A lot of new drugs are coming out to prevent bone loss and test for osteoporosis to identify patients with high risk, he said.
"Theoretically, we should see less, but the population is getting older, and the numbers haven't really come down. We see a lot of osteoporosis. It's a big public-health issue."
About one-third of patients become seriously debilitated with the disease as they age, Mitsunaga said. "My grandmother lived to 90, had severe osteoporosis and got a round back."
Older patients are stricken with increased pain and depression and are often bedridden, he said, adding that he sees one or two patients daily in that situation.
Before kyphoplasty, treatments were limited to bed rest, pain-relieving drugs and corsets or back braces, he said.
An older surgical procedure called vertebroplasty has been used to treat osteoporotic fractures, Mitsunaga said. It involves injecting cement directly into the fractured bone. This stabilizes a fracture and relieves pain, but it does not correct the compression, he said.

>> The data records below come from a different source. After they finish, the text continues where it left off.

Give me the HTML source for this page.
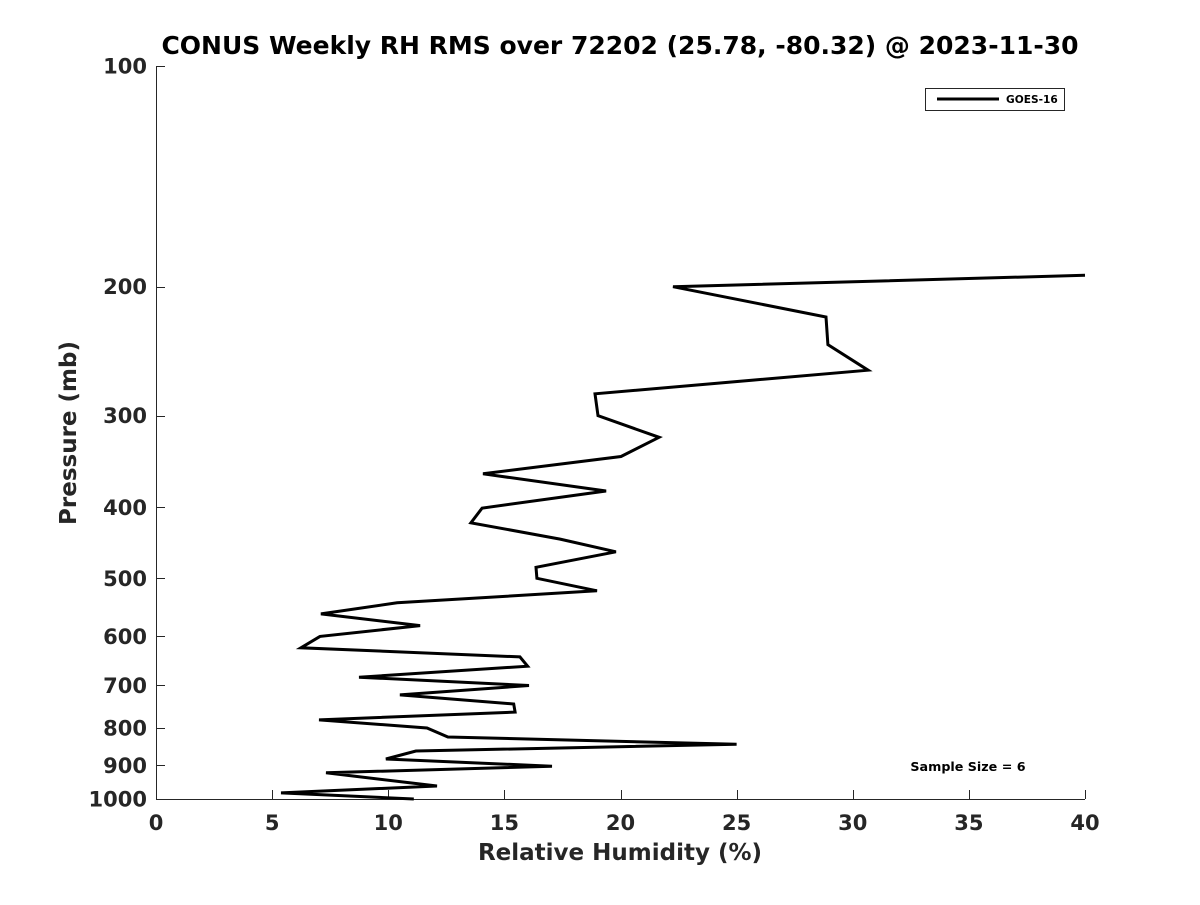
<!DOCTYPE html>
<html><head><meta charset="utf-8"><style>
body{margin:0;background:#fff;}
svg text{font-family:"DejaVu Sans","Liberation Sans",sans-serif;font-weight:bold;fill:#262626;}
</style></head><body>
<svg id="c" width="1200" height="900">
<text x="620" y="54" text-anchor="middle" font-size="25" style="fill:#000">CONUS Weekly RH RMS over 72202 (25.78, -80.32) @ 2023-11-30</text>
<text x="620" y="860" text-anchor="middle" font-size="23">Relative Humidity (%)</text>
<text transform="translate(76,433) rotate(-90)" text-anchor="middle" font-size="23">Pressure (mb)</text>
<g id="axes"></g>
<g>
<rect x="925.5" y="88.5" width="139" height="22" fill="#fff" stroke="#262626" stroke-width="1"/>
<line x1="937" y1="99" x2="999" y2="99" stroke="#000" stroke-width="3"/>
<text x="1006" y="103" font-size="10.6" style="fill:#000">GOES-16</text>
</g>
<text x="968" y="771" text-anchor="middle" font-size="12.7" style="fill:#000">Sample Size = 6</text>
</svg>
<script>
const rhValues=[40,22.26,28.85,28.93,30.66,18.9,19.03,21.66,20.02,14.08,19.38,14.04,13.56,17.4,19.8,16.36,16.4,18.99,10.38,7.1,11.37,7.06,6.24,15.67,16.0,8.74,16.06,10.5,15.4,15.46,7.02,11.67,12.57,25.0,11.19,9.9,17.05,7.32,12.1,5.38,11.1];
const pressures=[193,200,220,240,260,280,300,321,341,360,380,401,420,442,460,483,500,520,540,559,580,600,622,640,659,682,700,721,742,761,780,800,823,842,860,882,902,921,960,981,1000];
const xTicks=[0,5,10,15,20,25,30,35,40];
const yTicks=[100,200,300,400,500,600,700,800,900,1000];
const X0=156,X1=1085,Y0=66,Y1=799;
const xs=v=>X0+(v-0)/(40-0)*(X1-X0);
const ys=p=>Y0+(Math.log10(p)-2)/(3-2)*(Y1-Y0);
const NS="http://www.w3.org/2000/svg";
const svg=document.getElementById('c'),ax=document.getElementById('axes');
function mk(t,a,p){const e=document.createElementNS(NS,t);for(const k in a)e.setAttribute(k,a[k]);(p||ax).appendChild(e);return e;}
const xl=mk('line',{x1:X0,y1:Y1+0.5,x2:X1,y2:Y1+0.5,stroke:'#262626','stroke-width':1});


const yl=mk('line',{x1:X0+0.5,y1:Y0,x2:X0+0.5,y2:Y1,stroke:'#262626','stroke-width':1});


xTicks.forEach(v=>{
 const x=Math.round(xs(v))+0.5;
 mk('line',{x1:x,y1:Y1,x2:x,y2:Y1-9,stroke:'#262626'});
 const t=mk('text',{x:xs(v),y:Y1+31,'text-anchor':'middle','font-size':21});
 t.textContent=v;
 
 
});
yTicks.forEach(p=>{
 const y=Math.round(ys(p))+0.5;
 mk('line',{x1:X0,y1:y,x2:X0+9,y2:y,stroke:'#262626'});
 const t=mk('text',{x:X0-9,y:ys(p)+7.5,'text-anchor':'end','font-size':21});
 t.textContent=p;
 
 
});
const pts=rhValues.map((v,i)=>xs(v).toFixed(1)+','+ys(pressures[i]).toFixed(1)).join(' ');
const line=mk('polyline',{points:pts,fill:'none',stroke:'#000','stroke-width':3,'stroke-linejoin':'miter'},svg);


</script>
</body></html>
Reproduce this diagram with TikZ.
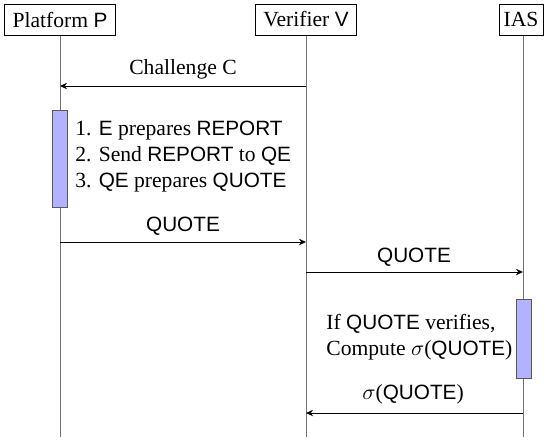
\documentclass[tikz,border=0pt]{standalone}
\usepackage{fontspec}
\setmainfont{Liberation Serif}
\setsansfont{Liberation Sans}[Scale=0.96]
\usetikzlibrary{arrows.meta}

\begin{document}
\begin{tikzpicture}[x=0.5pt,y=-0.5pt,
  font=\fontsize{10.8}{12.6}\selectfont,
  actor/.style={draw, line width=0.5pt, minimum height=15.5pt, inner xsep=0pt, inner ysep=0pt, fill=white},
  lifeline/.style={draw=black!55, line width=0.5pt},
  msg/.style={draw, line width=0.5pt, -{Stealth[length=3.5pt,width=3.2pt]}},
  activity/.style={draw=black!65, fill=blue!30, line width=0.5pt, minimum width=7.5pt, inner sep=0pt},
  lbl/.style={inner sep=0pt, anchor=base},
  note/.style={inner sep=0pt, align=left, anchor=base west}]

\useasboundingbox (0,0) rectangle (545,440);

% participants
\node[actor, minimum width=55.5pt] (P) at (60,19.5) {Platform \textsf{P}};
\node[actor, minimum width=50.5pt] (V) at (306,19.5) {Verifier \textsf{V}};
\node[actor, minimum width=22pt]   (I) at (521,19.5) {IAS};

% ends of the lifelines
\coordinate (Pend) at (60,437);
\coordinate (Vend) at (306,437);
\coordinate (Iend) at (523,437);

\draw[lifeline] (P.south) -- (Pend);
\draw[lifeline] (V.south) -- (Vend);
\draw[lifeline] (I.south -| Iend) -- (Iend);

% activation bars
\node[activity, minimum height=48.5pt] (Pact) at (60,158.5) {};
\node[activity, minimum height=39.5pt] (Iact) at (523.5,338.5) {};

% message end points on the lifelines
\coordinate (m1s) at (306,86);  \coordinate (m1e) at (60,86);
\coordinate (m2s) at (60,242);  \coordinate (m2e) at (306,242);
\coordinate (m3s) at (306,272); \coordinate (m3e) at (523,272);
\coordinate (m4s) at (523,413); \coordinate (m4e) at (306,413);

\draw[msg] (m1s) -- (m1e);
\draw[msg] (m2s) -- (m2e);
\draw[msg] (m3s) -- (m3e);
\draw[msg] (m4s) -- (m4e);

% message labels
\node[lbl] (l1) at (183,74) {Challenge C};
\node[lbl] (l2) at (183,231) {\textsf{QUOTE}};
\node[lbl] (l3) at (414,262) {\textsf{QUOTE}};
\node[lbl] (l4) at (413,399) {$\sigma$(\textsf{QUOTE})};

% local computations (anchored at the baseline of the last line)
\node[note] (n1) at (75,187.5) {1. \textsf{E} prepares \textsf{REPORT}\\[0.3pt]
  2. Send \textsf{REPORT} to \textsf{QE}\\[0.3pt]
  3. \textsf{QE} prepares \textsf{QUOTE}};
\node[note] (n2) at (326,355) {If \textsf{QUOTE} verifies,\\
  Compute $\sigma$(\textsf{QUOTE})};
\end{tikzpicture}
\end{document}
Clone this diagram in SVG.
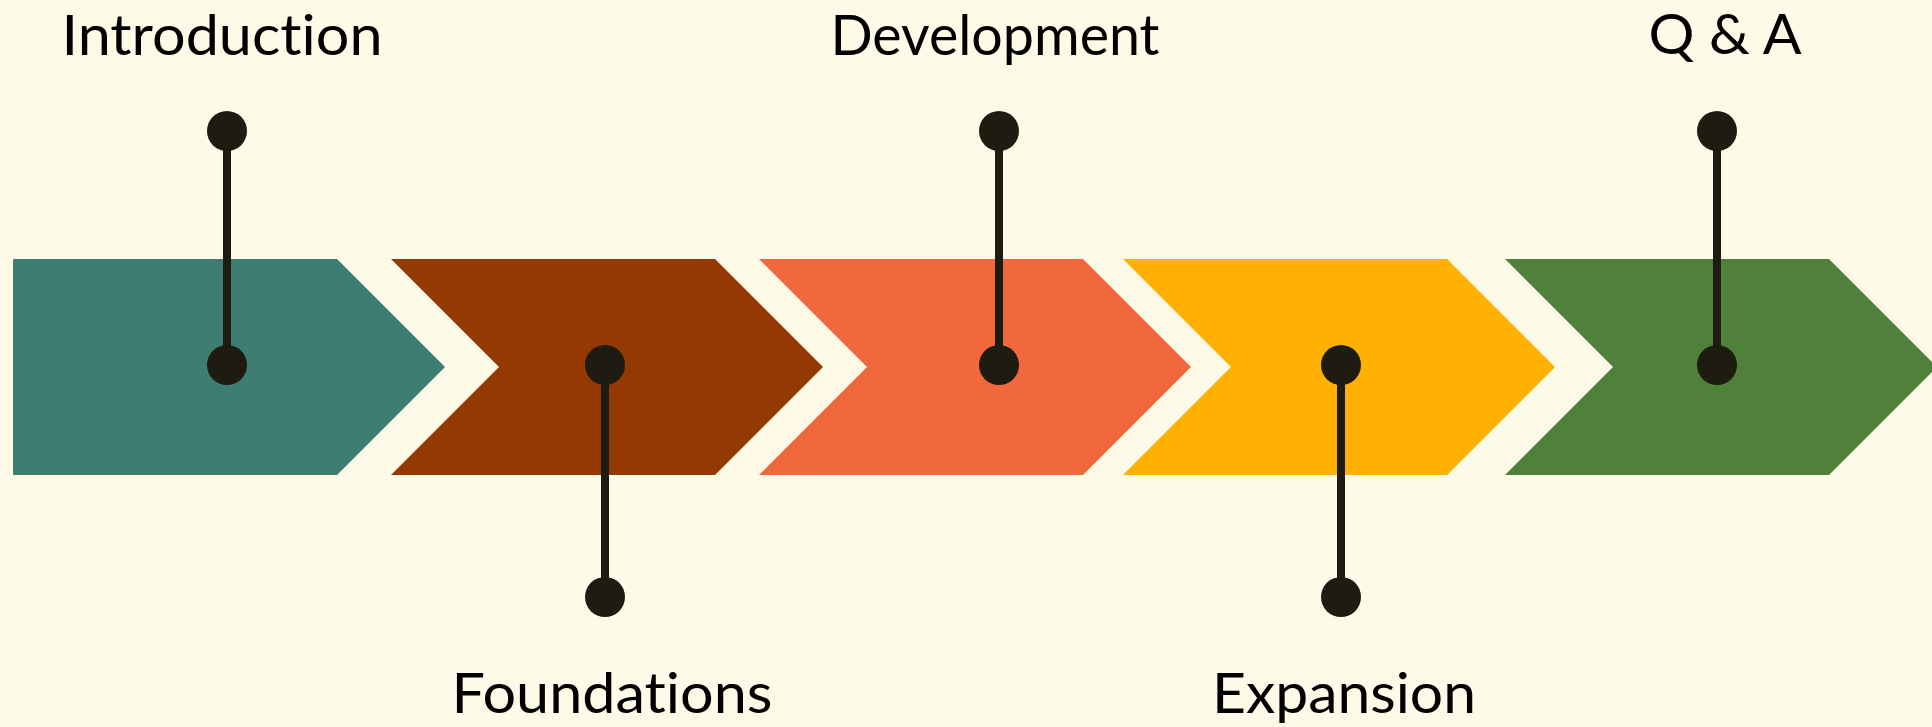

It is a little more complicated and not as successful as kyphoplasty, which eliminates or reduces pain and helps to straighten the spine, he said.
"That is where this thing has been kind of miraculous," he said, pointing out active people like Choy are able to return to work after kyphoplasty.
The Food and Drug Administration cleared the technique after two years of clinical experience, and surgeons across the nation are getting training to use it, said Mitsunaga, who was trained at Stanford. "I'm totally amazed at how this has exploded."
However, many primary-care doctors are not yet aware of the new procedure, and patients are coming to him for the surgery largely by "word of mouth," he said.
Not all patients are candidates for kyphoplasty, and there are some risks with any surgery, but there are few complications, Mitsunaga said.
"I think we're going to see, over the next year or so, a lot more patients being aware of it and a lot more people getting it."
Patients with osteoporosis still need treatment and must be monitored for other compression fractures, Mitsunaga cautioned, citing a 20 percent risk of another vertebra fracture within five years.
He took care of his grandmother, who was in a wheelchair, when he was young, he said.
"I think back on that with every patient I see. I don't want to see that happen. ... At that time we couldn't do anything, just narcotics. She was doped up. It's terrible. I see patients like that every week."
The future may bring noninvasive or minimally invasive bone substitutes, such as calcium phosphate or calcium sulfate, Mitsunaga said.
"But that's way ahead, five to 10 years."
He advises patients with osteoporosis to follow a good diet and exercise. "The more active you are, you stimulate bones; the less active, you lose calcium." Women also should take 1,500 milligrams of calcium daily, he said. "Those simple things can really prevent depression factors."